### TASK TO CARRY OUT
From the listing that follows, output everything exactly except the pictures.

### COLLECTED MATERIAL

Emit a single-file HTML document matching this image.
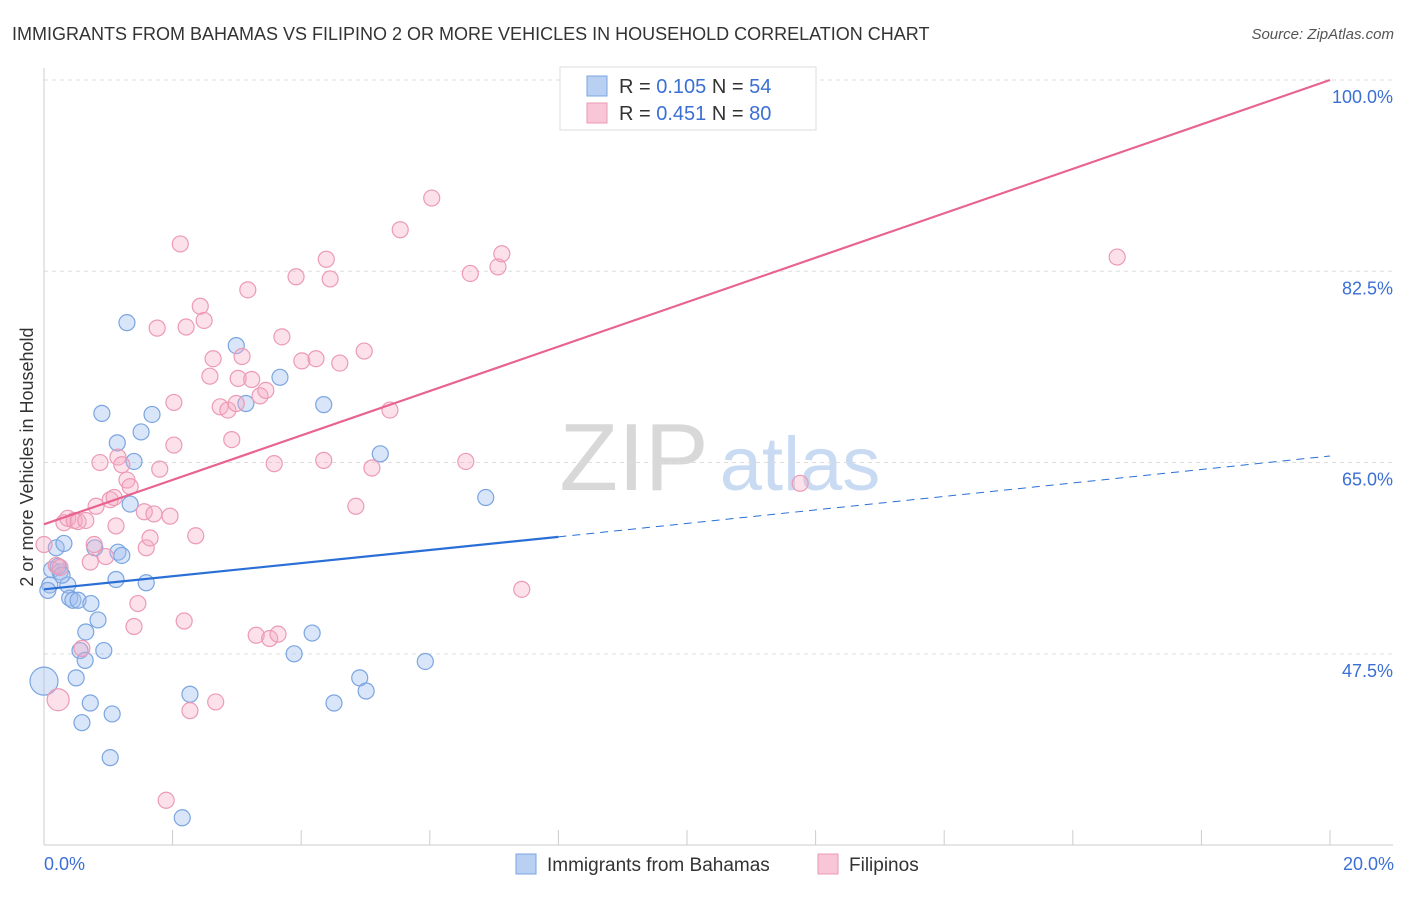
<!DOCTYPE html>
<html><head><meta charset="utf-8"><style>
body{margin:0;background:#fff;font-family:"Liberation Sans",sans-serif;}
svg text{font-family:"Liberation Sans",sans-serif;}
</style></head><body>
<svg id="chart" width="1406" height="892" xmlns="http://www.w3.org/2000/svg">
<text x="12" y="40" font-size="18" fill="#333">IMMIGRANTS FROM BAHAMAS VS FILIPINO 2 OR MORE VEHICLES IN HOUSEHOLD CORRELATION CHART</text>
<text x="1394" y="39" font-size="15" fill="#555" text-anchor="end" font-style="italic">Source: ZipAtlas.com</text>
<g>
<text x="634" y="490" font-size="96" fill="#d8d8d8" font-family="Liberation Serif" text-anchor="middle">ZIP</text>
<text x="800" y="490" font-size="76" fill="#c9daf3" text-anchor="middle">atlas</text>
</g>
<g id="grid"></g>
<g id="axes"></g>
<g id="marks"></g>
<g id="lines"></g>
<text transform="translate(33,457) rotate(-90)" font-size="18" fill="#333" text-anchor="middle">2 or more Vehicles in Household</text>
<text x="44" y="870" font-size="18" fill="#3b6fd4">0.0%</text>
<text x="1394" y="870" font-size="18" fill="#3b6fd4" text-anchor="end">20.0%</text>
<g>
<rect x="560" y="67" width="256" height="63" fill="#fff" stroke="#ddd"/>
<rect x="587" y="76" width="20" height="20" fill="#b9d0f3" stroke="#7aa5e0"/>
<rect x="587" y="103" width="20" height="20" fill="#f8c6d6" stroke="#ec9ab5"/>
<text x="619" y="93" font-size="20" fill="#333">R = <tspan fill="#3b6fd4">0.105</tspan>   N = <tspan fill="#3b6fd4">54</tspan></text>
<text x="619" y="120" font-size="20" fill="#333">R = <tspan fill="#3b6fd4">0.451</tspan>   N = <tspan fill="#3b6fd4">80</tspan></text>
</g>
<g>
<rect x="516" y="854" width="20" height="20" fill="#b9d0f3" stroke="#7aa5e0"/>
<text x="547" y="871" font-size="19" fill="#333">Immigrants from Bahamas</text>
<rect x="818" y="854" width="20" height="20" fill="#f8c6d6" stroke="#ec9ab5"/>
<text x="849" y="871" font-size="19" fill="#333">Filipinos</text>
</g>
</svg>
<script>
const yTicks=[100,82.5,65,47.5];
const yTickLabels=["100.0%","82.5%","65.0%","47.5%"];
const xTicks=[0,2,4,6,8,10,12,14,16,18,20];
const blueX=[0,.09,.12,.19,.25,.31,.37,.40,.45,.50,.53,.56,.59,.64,.65,.72,.73,.79,.84,.90,.93,1.03,1.06,1.12,1.14,1.15,1.21,1.29,1.34,1.40,1.51,1.59,1.68,2.15,2.27,2.99,3.14,3.67,3.89,4.17,4.35,4.51,4.91,5.01,5.23,5.93,6.87,.22,.28,.06];
const blueY=[45.0,53.8,55.2,57.2,55.0,57.6,53.8,52.6,52.4,45.3,52.4,47.8,41.2,46.9,49.5,43.0,52.1,57.2,50.6,69.5,47.8,38.0,42.0,54.3,66.8,56.8,56.5,77.8,61.2,65.1,67.8,54.0,69.4,32.5,43.8,75.7,70.4,72.8,47.5,49.4,70.3,43.0,45.3,44.1,65.8,46.8,61.8,55.5,54.7,53.3];
const pinkX=[0,.19,.22,.25,.31,.37,.47,.53,.59,.65,.72,.78,.81,.87,.96,1.03,1.09,1.12,1.15,1.21,1.29,1.34,1.40,1.46,1.56,1.59,1.65,1.71,1.76,1.80,1.90,1.96,2.02,2.02,2.12,2.18,2.21,2.27,2.36,2.43,2.49,2.58,2.63,2.67,2.74,2.86,2.92,2.99,3.02,3.08,3.17,3.23,3.30,3.36,3.45,3.51,3.58,3.64,3.70,3.92,4.01,4.23,4.35,4.39,4.45,4.60,4.85,4.98,5.10,5.38,5.54,6.03,6.56,6.63,7.06,7.12,7.43,11.76,16.69];
const pinkY=[57.5,55.6,43.3,55.4,59.5,59.9,59.7,59.6,48.0,59.7,55.9,57.5,61.0,65.0,56.4,61.6,61.8,59.2,65.5,64.8,63.4,62.8,50.0,52.1,60.5,57.2,58.1,60.3,77.3,64.4,34.1,60.1,66.6,70.5,85.0,50.5,77.4,42.3,58.3,79.3,78.0,72.9,74.5,43.1,70.1,69.8,67.1,70.4,72.7,74.7,80.8,72.6,49.2,71.1,71.6,48.9,64.9,49.3,76.5,82.0,74.3,74.5,65.2,83.6,81.8,74.1,61.0,75.2,64.5,69.8,86.3,89.2,65.1,82.3,82.9,84.1,53.4,63.1,83.8];
const blueTrendX=[0,8,20];
const blueTrendY=[53.4,58.2,65.6];
const pinkTrendX=[0,20];
const pinkTrendY=[59.35,100];
const NS="http://www.w3.org/2000/svg";
const X=v=>44+v/20*1286;
const Y=v=>80+(100-v)*10.93;
function mk(tag,attrs,parent){const e=document.createElementNS(NS,tag);for(const k in attrs)e.setAttribute(k,attrs[k]);document.getElementById(parent).appendChild(e);return e;}
yTicks.forEach((t,i)=>{
 const l=mk('line',{x1:44,x2:1393,y1:Y(t),y2:Y(t),stroke:'#ddd','stroke-dasharray':'4,4'},'grid');
 
 
 const tx=mk('text',{x:1393,y:Y(t)+23,'font-size':18,fill:'#3b6fd4','text-anchor':'end'},'grid');
 tx.textContent=yTickLabels[i];
 
 
});
let a=mk('line',{x1:44,x2:44,y1:68,y2:845,stroke:'#ccc'},'axes');


a=mk('line',{x1:44,x2:1393,y1:845,y2:845,stroke:'#ccc'},'axes');


xTicks.forEach(t=>{
 const l=mk('line',{x1:X(t),x2:X(t),y1:830,y2:845,stroke:'#ccc'},'axes');
 
 
});
blueX.forEach((x,i)=>{
 const c=mk('circle',{cx:X(x),cy:Y(blueY[i]),r:i==0?14:8,fill:'rgba(160,190,240,0.4)',stroke:'#7aa5e0','stroke-width':1.2},'marks');
 
 
});
pinkX.forEach((x,i)=>{
 const c=mk('circle',{cx:X(x),cy:Y(pinkY[i]),r:i==2?11:8,fill:'rgba(245,170,195,0.35)',stroke:'#ec9ab5','stroke-width':1.2},'marks');
 
 
});
let l=mk('line',{x1:X(pinkTrendX[0]),y1:Y(pinkTrendY[0]),x2:X(pinkTrendX[1]),y2:Y(pinkTrendY[1]),stroke:'#e8638f','stroke-width':2.2},'lines');


l=mk('line',{x1:X(blueTrendX[0]),y1:Y(blueTrendY[0]),x2:X(blueTrendX[1]),y2:Y(blueTrendY[1]),stroke:'#2a6fd6','stroke-width':2.2},'lines');


l=mk('line',{x1:X(blueTrendX[1]),y1:Y(blueTrendY[1]),x2:X(blueTrendX[2]),y2:Y(blueTrendY[2]),stroke:'#2a6fd6','stroke-width':1,'stroke-dasharray':'8,6'},'lines');


</script>
</body></html>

### COMPLETED EXERCISE
Emit a single-file HTML document matching this image.
<!DOCTYPE html>
<html><head><meta charset="utf-8"><style>
body{margin:0;background:#fff;font-family:"Liberation Sans",sans-serif;}
svg text{font-family:"Liberation Sans",sans-serif;}
</style></head><body>
<svg id="chart" width="1406" height="892" xmlns="http://www.w3.org/2000/svg">
<text x="12" y="40" font-size="18" fill="#333">IMMIGRANTS FROM BAHAMAS VS FILIPINO 2 OR MORE VEHICLES IN HOUSEHOLD CORRELATION CHART</text>
<text x="1394" y="39" font-size="15" fill="#555" text-anchor="end" font-style="italic">Source: ZipAtlas.com</text>
<g>
<text x="634" y="490" font-size="96" fill="#d8d8d8" font-family="Liberation Serif" text-anchor="middle">ZIP</text>
<text x="800" y="490" font-size="76" fill="#c9daf3" text-anchor="middle">atlas</text>
</g>
<g id="grid"></g>
<g id="axes"></g>
<g id="marks"></g>
<g id="lines"></g>
<text transform="translate(33,457) rotate(-90)" font-size="18" fill="#333" text-anchor="middle">2 or more Vehicles in Household</text>
<text x="44" y="870" font-size="18" fill="#3b6fd4">0.0%</text>
<text x="1394" y="870" font-size="18" fill="#3b6fd4" text-anchor="end">20.0%</text>
<g>
<rect x="560" y="67" width="256" height="63" fill="#fff" stroke="#ddd"/>
<rect x="587" y="76" width="20" height="20" fill="#b9d0f3" stroke="#7aa5e0"/>
<rect x="587" y="103" width="20" height="20" fill="#f8c6d6" stroke="#ec9ab5"/>
<text x="619" y="93" font-size="20" fill="#333">R = <tspan fill="#3b6fd4">0.105</tspan>   N = <tspan fill="#3b6fd4">54</tspan></text>
<text x="619" y="120" font-size="20" fill="#333">R = <tspan fill="#3b6fd4">0.451</tspan>   N = <tspan fill="#3b6fd4">80</tspan></text>
</g>
<g>
<rect x="516" y="854" width="20" height="20" fill="#b9d0f3" stroke="#7aa5e0"/>
<text x="547" y="871" font-size="19" fill="#333">Immigrants from Bahamas</text>
<rect x="818" y="854" width="20" height="20" fill="#f8c6d6" stroke="#ec9ab5"/>
<text x="849" y="871" font-size="19" fill="#333">Filipinos</text>
</g>
</svg>
<script>
const yTicks=[100,82.5,65,47.5];
const yTickLabels=["100.0%","82.5%","65.0%","47.5%"];
const xTicks=[0,2,4,6,8,10,12,14,16,18,20];
const blueX=[0,.09,.12,.19,.25,.31,.37,.40,.45,.50,.53,.56,.59,.64,.65,.72,.73,.79,.84,.90,.93,1.03,1.06,1.12,1.14,1.15,1.21,1.29,1.34,1.40,1.51,1.59,1.68,2.15,2.27,2.99,3.14,3.67,3.89,4.17,4.35,4.51,4.91,5.01,5.23,5.93,6.87,.22,.28,.06];
const blueY=[45.0,53.8,55.2,57.2,55.0,57.6,53.8,52.6,52.4,45.3,52.4,47.8,41.2,46.9,49.5,43.0,52.1,57.2,50.6,69.5,47.8,38.0,42.0,54.3,66.8,56.8,56.5,77.8,61.2,65.1,67.8,54.0,69.4,32.5,43.8,75.7,70.4,72.8,47.5,49.4,70.3,43.0,45.3,44.1,65.8,46.8,61.8,55.5,54.7,53.3];
const pinkX=[0,.19,.22,.25,.31,.37,.47,.53,.59,.65,.72,.78,.81,.87,.96,1.03,1.09,1.12,1.15,1.21,1.29,1.34,1.40,1.46,1.56,1.59,1.65,1.71,1.76,1.80,1.90,1.96,2.02,2.02,2.12,2.18,2.21,2.27,2.36,2.43,2.49,2.58,2.63,2.67,2.74,2.86,2.92,2.99,3.02,3.08,3.17,3.23,3.30,3.36,3.45,3.51,3.58,3.64,3.70,3.92,4.01,4.23,4.35,4.39,4.45,4.60,4.85,4.98,5.10,5.38,5.54,6.03,6.56,6.63,7.06,7.12,7.43,11.76,16.69];
const pinkY=[57.5,55.6,43.3,55.4,59.5,59.9,59.7,59.6,48.0,59.7,55.9,57.5,61.0,65.0,56.4,61.6,61.8,59.2,65.5,64.8,63.4,62.8,50.0,52.1,60.5,57.2,58.1,60.3,77.3,64.4,34.1,60.1,66.6,70.5,85.0,50.5,77.4,42.3,58.3,79.3,78.0,72.9,74.5,43.1,70.1,69.8,67.1,70.4,72.7,74.7,80.8,72.6,49.2,71.1,71.6,48.9,64.9,49.3,76.5,82.0,74.3,74.5,65.2,83.6,81.8,74.1,61.0,75.2,64.5,69.8,86.3,89.2,65.1,82.3,82.9,84.1,53.4,63.1,83.8];
const blueTrendX=[0,8,20];
const blueTrendY=[53.4,58.2,65.6];
const pinkTrendX=[0,20];
const pinkTrendY=[59.35,100];
const NS="http://www.w3.org/2000/svg";
const X=v=>44+v/20*1286;
const Y=v=>80+(100-v)*10.93;
function mk(tag,attrs,parent){const e=document.createElementNS(NS,tag);for(const k in attrs)e.setAttribute(k,attrs[k]);document.getElementById(parent).appendChild(e);return e;}
yTicks.forEach((t,i)=>{
 const l=mk('line',{x1:44,x2:1393,y1:Y(t),y2:Y(t),stroke:'#ddd','stroke-dasharray':'4,4'},'grid');
 
 
 const tx=mk('text',{x:1393,y:Y(t)+23,'font-size':18,fill:'#3b6fd4','text-anchor':'end'},'grid');
 tx.textContent=yTickLabels[i];
 
 
});
let a=mk('line',{x1:44,x2:44,y1:68,y2:845,stroke:'#ccc'},'axes');


a=mk('line',{x1:44,x2:1393,y1:845,y2:845,stroke:'#ccc'},'axes');


xTicks.forEach(t=>{
 const l=mk('line',{x1:X(t),x2:X(t),y1:830,y2:845,stroke:'#ccc'},'axes');
 
 
});
blueX.forEach((x,i)=>{
 const c=mk('circle',{cx:X(x),cy:Y(blueY[i]),r:i==0?14:8,fill:'rgba(160,190,240,0.4)',stroke:'#7aa5e0','stroke-width':1.2},'marks');
 
 
});
pinkX.forEach((x,i)=>{
 const c=mk('circle',{cx:X(x),cy:Y(pinkY[i]),r:i==2?11:8,fill:'rgba(245,170,195,0.35)',stroke:'#ec9ab5','stroke-width':1.2},'marks');
 
 
});
let l=mk('line',{x1:X(pinkTrendX[0]),y1:Y(pinkTrendY[0]),x2:X(pinkTrendX[1]),y2:Y(pinkTrendY[1]),stroke:'#e8638f','stroke-width':2.2},'lines');


l=mk('line',{x1:X(blueTrendX[0]),y1:Y(blueTrendY[0]),x2:X(blueTrendX[1]),y2:Y(blueTrendY[1]),stroke:'#2a6fd6','stroke-width':2.2},'lines');


l=mk('line',{x1:X(blueTrendX[1]),y1:Y(blueTrendY[1]),x2:X(blueTrendX[2]),y2:Y(blueTrendY[2]),stroke:'#2a6fd6','stroke-width':1,'stroke-dasharray':'8,6'},'lines');


</script>
</body></html>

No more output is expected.